15-10-2021 Capesize spot rates slide on few prompt iron ore enquiries, By Nidaa Bakhsh, Lloyd’s List
The capesize market, which had been pushing new highs, has been on a descent for the past week. According to Fearnleys, there has been “a sudden drop in prompt iron ore volumes”, with only one key miner active on the key Australia to China route. Although slightly less dramatic, transactions were also said to be “few and far between” on the Brazil-China trade, the brokerage said in a note. However, congestion remains significant, with the number of ballasters at a historical low, leaving “a delicate supply and demand balance where tonnage that is actually workable keeps being very limited”, it said.
Arrow Research said that demand for iron ore was taking a hit given the energy crisis inflicting several countries including China, with power rationing both dampening steel demand as factories shut down, and curtailing production as steel mills cut run-rates.
While iron ore stockpiles in China are at comfortable levels, there is little indication that the situation will ease over the winter months, as households will be prioritized for energy rather than industry, the brokerage said, adding that iron ore use will remain below 2020 levels this quarter of the year.

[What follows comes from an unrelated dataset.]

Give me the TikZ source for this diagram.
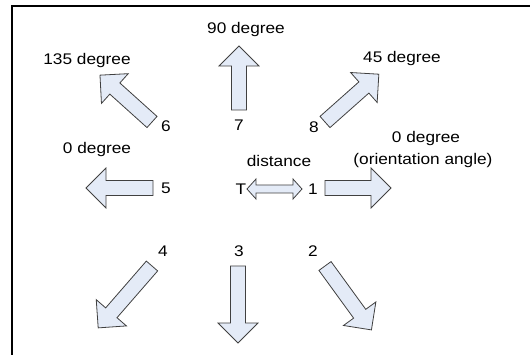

The World Steel Association highlighted steel contraction in China of 1% this year compared with 2020 and no growth in 2022. The average weighted capesize rate on the Baltic Exchange closed at $64,417 per day on October 15, a drop of $5,764 from the previous session.
The market has been on a slide since a high of $86,953 per day for the 180,000-dwt assessment on October 7. In this volatile environment, operators were said to be keen on any period charters, with a one-year fixture concluded at $33,000 per day for a 2010-built, 176,000 dwt vessel, according to Fearnleys.